Sunday, December 16, 2018

A Visit to a Hero's Grave - Vermont's Capt. Charles G. Gould

If you've ever been to Pamplin Historical Park and the National Museum of the Civil War Soldier, and then made the short walk to the Park's Battlefield Center, you likely encountered the dramatic story of Captain Charles Gilbert Gould.

Gould enlisted in the 1st Vermont Heavy Artillery in the fall of 1862 and remained in garrison duty for much of the war until he received a promotion to captain of Co. H in the 5th Vermont on December 30, 1864.

Soon after his promotion Gould sought and received a 20-day furlough to go home.

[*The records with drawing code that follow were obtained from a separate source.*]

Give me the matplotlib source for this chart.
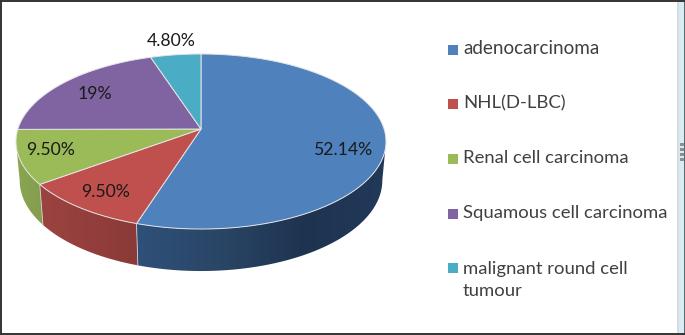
import numpy as np
import matplotlib
matplotlib.use('Agg')
import matplotlib.pyplot as plt
from matplotlib.colors import LinearSegmentedColormap
from matplotlib.patches import Polygon, Rectangle

labels = ['adenocarcinoma', 'NHL(D-LBC)', 'Renal cell carcinoma',
          'Squamous cell carcinoma', 'malignant round cell\ntumour']
values = [52.14, 9.5, 9.5, 19, 4.8]
value_text = ['52.14%', '9.50%', '9.50%', '19%', '4.80%']
colors = ['#4f81bd', '#c0504d', '#9bbb59', '#8064a2', '#4bacc6']
# colours along the side wall, left to right
side_colors = [['#2f5079', '#2a4666', '#1e3350', '#23395a'],
               ['#9c4341', '#8a3a38'],
               ['#8aa552', '#849e4e'],
               ['#8064a2', '#8064a2'],
               ['#4bacc6', '#4bacc6']]

plt.rcParams['font.family'] = ['Lato', 'DejaVu Sans']

# pixel coordinates of the pie, a tilted circle in perspective
cx, apex_y = 201, 129
k = -0.1429
A, B = 183.1, 67.3

label_pos = [(344, 150), (106, 192), (51, 150), (95, 94), (171, 41)]
legend_y = [50, 104, 159, 214, 268]

fig = plt.figure(figsize=(6.85, 3.35), dpi=100)
ax = fig.add_axes([0, 0, 1, 1])
ax.axis('off')


def top_rim(t):
    X, Y = np.sin(t), -np.cos(t)
    d = 1 + k * Y
    return cx + A * X / d, (apex_y + B * Y) / d


def bottom_rim(t):
    x, y = top_rim(t)
    return cx + (x - cx) * 0.98, y + 39 + (y - 141) / 88 * 3


fracs = np.array(values) / sum(values)
edges = np.concatenate([[0], np.cumsum(fracs)]) * 2 * np.pi
t_right = np.arccos(k)
t_left = 2 * np.pi - t_right

# side wall
for i in range(len(values)):
    t0, t1 = max(edges[i], t_right), min(edges[i + 1], t_left)
    if t1 <= t0:
        continue
    ts = np.linspace(t0, t1, 150)
    xt, yt = top_rim(ts)
    xb, yb = bottom_rim(ts[::-1])
    poly = Polygon(np.c_[np.r_[xt, xb], np.r_[yt, yb]], closed=True,
                   transform=ax.transData, lw=0, fill=False)
    ax.add_patch(poly)
    cm = LinearSegmentedColormap.from_list('side', side_colors[i])
    x0, x1 = min(xt.min(), xb.min()), max(xt.max(), xb.max())
    im = ax.imshow(np.linspace(0, 1, 256)[None, :], cmap=cm, aspect='auto',
                   extent=(x0, x1, 300, 0), interpolation='bilinear')
    im.set_clip_path(poly)
    if edges[i + 1] < t_left:
        xa, ya = top_rim(t1)
        xc, yc = bottom_rim(t1)
        ax.plot([xa, xc], [ya, yc], color='#d0d0d0', lw=0.6)

ax.set_xlim(0, 685)
ax.set_ylim(335, 0)

# top wedges
for i in range(len(values)):
    ts = np.linspace(edges[i], edges[i + 1], 120)
    x, y = top_rim(ts)
    ax.fill(np.r_[cx, x], np.r_[apex_y, y], facecolor=colors[i],
            edgecolor='#e4e4e4', lw=0.7)

for (x, y), txt in zip(label_pos, value_text):
    ax.text(x, y, txt, fontsize=12.7, color='#1a1a1a', ha='center', va='center')

# legend
for y, lab, col in zip(legend_y, labels, colors):
    ax.add_patch(Rectangle((448, y - 5), 10, 10, facecolor=col, lw=0))
    two_lines = '\n' in lab
    size = 13.6 if lab == 'adenocarcinoma' else 13.3
    ax.text(463, y + 12 if two_lines else y - 1, lab, fontsize=size,
            color='#404040', ha='left', va='center', linespacing=1.45)

# frame and the window edge right of it
ax.add_patch(Rectangle((677, 0), 2, 335, facecolor='#d9d9e2', lw=0))
ax.add_patch(Rectangle((679, 0), 5, 335, facecolor='#d6eef1', lw=0))
ax.add_patch(Rectangle((684, 0), 1, 335, facecolor='#5a6a70', lw=0))
for y in [143, 148, 153, 158]:
    ax.add_patch(Rectangle((680, y), 4, 2.5, facecolor='#8a8f95', lw=0))
ax.plot([0, 685], [1, 1], color='#333333', lw=1.4)
ax.plot([0, 685], [333.5, 333.5], color='#333333', lw=1.4)
ax.plot([1, 1], [0, 335], color='#333333', lw=1.4)

fig.savefig('out.png', dpi=100)
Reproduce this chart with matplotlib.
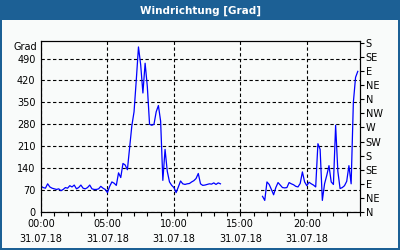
import matplotlib
matplotlib.use("Agg")
import matplotlib.pyplot as plt
import matplotlib.patches as mpatches
import matplotlib.transforms as mtransforms
import numpy as np

plt.rcParams.update({
    'font.family': 'DejaVu Sans',
    'font.size': 7,
})

# wind direction in degrees, one value every 10 minutes (nan = no data)
nan = np.nan
hours = np.arange(144) / 6.0
direction = [
    82, 78, 76, 90, 80, 76, 74, 72, 74, 68, 72, 78, 76, 84, 80,
    86, 74, 78, 86, 76, 74, 78, 86, 74, 72, 72, 74, 82, 76, 72,
    62, 82, 96, 92, 85, 125,
    110, 155, 150, 135, 205, 275,
    320, 420, 527, 470, 380, 475,
    400, 280, 277, 280, 320, 340,
    290, 101, 200, 130, 96, 85,
    78, 62, 80, 99, 90, 88,
    90, 91, 96, 100, 107, 123,
    90, 85, 86, 88, 90, 89,
    93, 88, 93, 90, nan, nan,
    nan, nan, nan, nan, nan, nan,
    nan, nan, nan, nan, nan, nan,
    nan, nan, nan, nan, 50, 37,
    96, 88, 72, 55, 78, 94,
    86, 78, 77, 78, 94, 90,
    87, 82, 80, 91, 128, 96,
    84, 95, 90, 86, 80, 218,
    200, 37, 90, 117, 148, 96,
    88, 277, 130, 75, 78, 84,
    98, 148, 90, 350, 430, 449,
]

left_ticks = [0, 70, 140, 210, 280, 350, 420, 490]
compass_ticks = [0, 45, 90, 135, 180, 225, 270, 315, 360, 405, 450, 495, 540]
compass_labels = ['N', 'NE', 'E', 'SE', 'S', 'SW', 'W', 'NW',
                  'N', 'NE', 'E', 'SE', 'S']
x_ticks = [0, 5, 10, 15, 20]
x_labels = ['00:00\n31.07.18', '05:00\n31.07.18', '10:00\n31.07.18',
            '15:00\n31.07.18', '20:00\n31.07.18']

BORDER = '#1c6095'
PANEL = '#f9fbfa'

fig = plt.figure(figsize=(4.0, 2.5), dpi=100)
fig.patch.set_facecolor(BORDER)
fig.add_artist(mpatches.Rectangle((2 / 400, 2 / 250), 396 / 400, 228 / 250,
                                  transform=fig.transFigure, facecolor=PANEL,
                                  edgecolor='none', zorder=0))
fig.text(0.5, 1 - 10.5 / 250, 'Windrichtung [Grad]', color='white',
         fontsize=7.5, fontweight='bold', ha='center', va='center')

ax = fig.add_axes([41 / 400, 1 - 212 / 250, 319 / 400, 171 / 250])
ax.set_facecolor(PANEL)
ax.plot(hours, direction, color='#0000ff', lw=0.9, zorder=3)

ax.set_xlim(0, 24)
ax.set_ylim(0, 546)
ax.set_yticks(left_ticks)
ax.tick_params(axis='y', length=0, pad=4, labelsize=7)
ax.set_xticks(x_ticks)
ax.set_xticklabels(x_labels, linespacing=1.6)
ax.set_xticks(np.arange(0, 25, 1), minor=True)
ax.tick_params(axis='x', which='both', direction='out', length=3, width=0.8,
               pad=2, labelsize=7)
ax.grid(True, color='black', lw=0.8, linestyle=(0, (3, 2.2)))
ax.set_axisbelow(True)
for s in ax.spines.values():
    s.set_linewidth(0.8)

trans = mtransforms.blended_transform_factory(ax.transAxes, ax.transData)
ax.text(-0.012, 527, 'Grad', transform=trans, ha='right', va='center', fontsize=7)

ax2 = ax.twinx()
ax2.set_ylim(0, 546)
ax2.set_yticks(compass_ticks)
ax2.set_yticklabels(compass_labels)
ax2.tick_params(axis='y', direction='out', length=3, width=0.8, pad=1, labelsize=7)
for s in ax2.spines.values():
    s.set_linewidth(0.8)

fig.savefig('out.png', dpi=100, facecolor=fig.get_facecolor())
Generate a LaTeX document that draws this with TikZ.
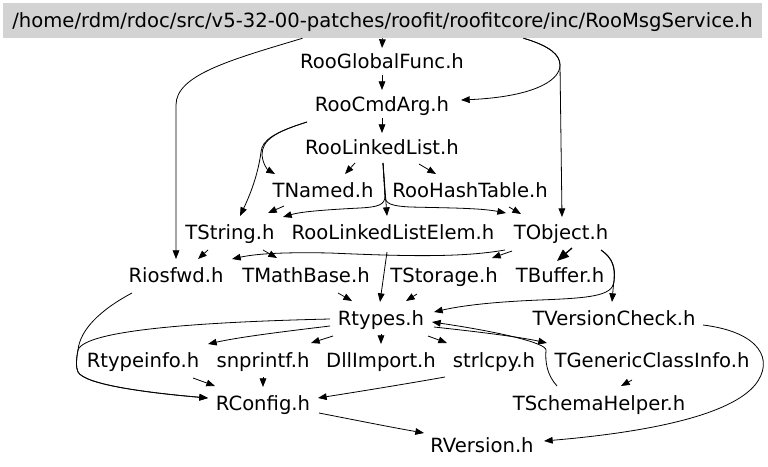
\documentclass[tikz,border=0pt]{standalone}
\usepackage{fontspec}
\setmainfont{DejaVu Sans}
\usetikzlibrary{calc,arrows.meta}
\begin{document}
\begin{tikzpicture}[x=0.75pt,y=-0.75pt,
  lbl/.style={inner sep=0pt, text height=12pt, text depth=1.5pt, font=\fontsize{14.7pt}{17pt}\selectfont},
  rootbox/.style={lbl, fill=rootgray, minimum width=569.25pt, minimum height=26.25pt},
  edge/.style={line width=0.6pt, -{Triangle[length=6.5pt,width=5pt]}},
  boldedge/.style={line width=1pt, -{Triangle[length=9pt,width=7pt]}}
  ]
\definecolor{rootgray}{RGB}{211,211,211}
\useasboundingbox (0,0) rectangle (768,467);
\fill[white] (0,0) rectangle (768,467);
% nodes
\node[rootbox] (Root) at (382.5,20.5) {/home/rdm/rdoc/src/v5-32-00-patches/roofit/roofitcore/inc/RooMsgService.h};
\node[lbl] (GF) at (382,62) {RooGlobalFunc.h};
\node[lbl] (CA) at (382,105) {RooCmdArg.h};
\node[lbl] (LL) at (382,148) {RooLinkedList.h};
\node[lbl] (TN) at (323,190) {TNamed.h};
\node[lbl] (HT) at (470,190) {RooHashTable.h};
\node[lbl] (TS) at (230,232) {TString.h};
\node[lbl] (LE) at (393,232) {RooLinkedListElem.h};
\node[lbl] (TO) at (561,232) {TObject.h};
\node[lbl] (RI) at (176,275) {Riosfwd.h};
\node[lbl] (MB) at (306,275) {TMathBase.h};
\node[lbl] (ST) at (444,275) {TStorage.h};
\node[lbl] (TB) at (560,275) {TBuffer.h};
\node[lbl] (RT) at (381,318) {Rtypes.h};
\node[lbl] (VC) at (614,318) {TVersionCheck.h};
\node[lbl] (TI) at (143,360) {Rtypeinfo.h};
\node[lbl] (SN) at (263,360) {snprintf.h};
\node[lbl] (DI) at (381,360) {DllImport.h};
\node[lbl] (SL) at (494,360) {strlcpy.h};
\node[lbl] (GC) at (652,360) {TGenericClassInfo.h};
\node[lbl] (RC) at (263,403) {RConfig.h};
\node[lbl] (SH) at (599,403) {TSchemaHelper.h};
\node[lbl] (RV) at (482,445) {RVersion.h};
% edges
\draw[edge] (Root.south) -- ($(GF)+(0,-14)$);
\draw[edge] ($(Root.south)+(-80,0)$) .. controls (230,60) and (176,75) .. (176,105) -- ($(RI)+(0,-16)$);
\draw[edge] ($(Root.south)+(141,0)$) .. controls (550,46) and (560,55) .. (560,65) .. controls (560,82) and (530,97) .. ($(CA)+(79,-5)$);
\draw[edge] ($(Root.south)+(141,0)$) .. controls (550,46) and (560,55) .. (560,65) -- ($(TO)+(1,-15)$);
\draw[edge] ($(GF)+(0,13)$) -- ($(CA)+(0,-15)$);
\draw[edge] ($(CA)+(0,13)$) -- ($(LL)+(0,-15)$);
\draw[edge] ($(CA)+(-75,17)$) .. controls (275,132) and (262,140) .. (261,152) .. controls (258,175) and (250,195) .. ($(TS)+(10,-16)$);
\draw[edge] ($(CA)+(-75,17)$) .. controls (275,132) and (262,140) .. (262,155) .. controls (263,165) and (268,170) .. ($(TN)+(-48,-16)$);
\draw[edge] ($(LL)+(-27,15)$) -- ($(TN)+(22,-16)$);
\draw[edge] ($(LL)+(37,16)$) -- ($(HT)+(-34,-16)$);
\draw[edge] ($(LL)+(1,15)$) -- ($(LE)+(-6,-16)$);
\draw[edge] ($(LL)+(1,15)$) -- (385,196) .. controls (385,205) and (378,207) .. (360,208) .. controls (320,210) and (300,212) .. ($(TS)+(53,-15)$);
\draw[edge] ($(LL)+(1,15)$) -- (385,196) .. controls (385,204) and (392,206) .. (410,207) .. controls (450,208) and (480,208) .. ($(TO)+(-55,-19)$);
\draw[edge] ($(TN)+(-39,16)$) -- ($(TS)+(38,-19)$);
\draw[edge] ($(HT)+(39,17)$) -- ($(TO)+(-40,-18)$);
\draw[edge] ($(TS)+(-22,18)$) -- ($(RI)+(22,-16)$);
\draw[edge] ($(TS)+(33,18)$) -- ($(MB)+(-29,-17)$);
\draw[edge] ($(TO)+(-56,18)$) .. controls (460,258) and (400,256) .. (330,253) .. controls (280,252) and (255,254) .. ($(RI)+(56,-16)$);
\draw[edge] ($(TO)+(-49,19)$) -- ($(ST)+(48,-17)$);
\draw[boldedge] ($(TO)+(11,16)$) -- ($(TB)+(-3,-14)$);
\draw[edge] ($(TO)+(40,18)$) .. controls (612,258) and (615,266) .. (614,280) .. controls (613,290) .. ($(VC)+(-2,-16)$);
\draw[edge] ($(TO)+(40,18)$) .. controls (613,258) and (616,268) .. (614,282) .. controls (612,296) and (590,298) .. (540,300) .. controls (490,302) and (460,306) .. ($(RT)+(53,-6)$);
\draw[edge] ($(MB)+(32,18)$) -- ($(RT)+(-29,-17)$);
\draw[edge] ($(LE)+(-6,20)$) -- ($(RT)+(-1,-16)$);
\draw[edge] ($(ST)+(-27,19)$) -- ($(RT)+(25,-17)$);
\draw[edge] ($(RT)+(-51,8)$) .. controls (280,332) and (240,337) .. ($(TI)+(65,-16)$);
\draw[edge] ($(RT)+(-48,18)$) -- ($(SN)+(48,-17)$);
\draw[edge] ($(RT)+(0,16)$) -- ($(DI)+(0,-16)$);
\draw[edge] ($(RT)+(47,18)$) -- ($(SL)+(-47,-17)$);
\draw[edge] ($(RT)+(53,9)$) .. controls (480,332) and (520,337) .. ($(GC)+(-105,-17)$);
\draw[edge] ($(SH)+(-42,-17)$) .. controls (547,375) and (545,362) .. (546,350) .. controls (546,343) and (500,332) .. ($(RT)+(51,4)$);
\draw[edge] ($(RT)+(-51,1)$) .. controls (200,322) and (85,330) .. (78,350) .. controls (76,360) and (76,368) .. (78,372) .. controls (85,385) and (150,393) .. ($(RC)+(-55,-5)$);
\draw[edge] ($(RI)+(-44,18)$) .. controls (100,310) and (80,330) .. (78,350) .. controls (76,360) and (76,368) .. (78,372) .. controls (85,385) and (150,393) .. ($(RC)+(-55,-5)$);
\draw[edge] ($(TI)+(50,18)$) -- ($(RC)+(-48,-17)$);
\draw[edge] ($(SN)+(0,17)$) -- ($(RC)+(0,-16)$);
\draw[edge] ($(SL)+(-49,17)$) .. controls (400,385) and (350,393) .. ($(RC)+(55,-5)$);
\draw[edge] ($(GC)+(-20,20)$) -- ($(SH)+(22,-17)$);
\draw[edge] ($(RC)+(56,10)$) .. controls (360,421) and (390,427) .. ($(RV)+(-58,-12)$);
\draw[edge] ($(VC)+(89,7)$) .. controls (760,332) and (775,360) .. (755,385) .. controls (730,415) and (650,432) .. ($(RV)+(62,-4)$);
\end{tikzpicture}
\end{document}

In his service records is a copy of the letter he penned ostensibly to visit his home in Windham, Vermont and help settle the estate of his deceased father. His request was approved (see below).

The only problem with Gould's request is that it seems it was made under false pretenses. Sixteen year old Charles Gould appears in his father, James's, household in the 1860 census with mother Judith and older brothers Aaron (24) and James M. (17). Father James was 47. Checking the 1870 census, James still appears at age 57 with his wife Judith, but now the couple had an empty nest. James was not dead when Charles made his request.

Regardless of his alleged fib to gain a furlough, the not yet 20 year-old Gould stepped up when it came time to exhibit bravery. Below is a quote stating the distinctive part Gould played and that was later printed the May 2, 1865 issue of the the nearby Manchester (Vermont) Journal. The paper reprinted the official after action report from the April 2, 1865 Breakthrough at Petersburg.

Gould received a brevet promotion to major for his bravery. And an even higher honor, the Congressional Medal of Honor in 1890 for his heroic actions 25 years earlier at Petersburg. 

Back in November, while on our honeymoon in Vermont, we stayed in Manchester. Looking up Windham on the map, we found it was only a short drive up into the Green Mountains to the small isolated community.  My wonderful wife and I decided to take a few minutes to go visit the hero's grave and pay our respects. It was a cold and windy day, and it took some searching once at the cemetery, but we found him (pictured top), resting in peace nestled in his beloved Green Mountains and among a number of other Vermont Civil War veterans. 

1 comment:

  1. I suggest reading Howard Coffin's 'Vermonters in the Civil War'. This tiny State did more than it's fair share during that conflict. Thank you for writing this tribute.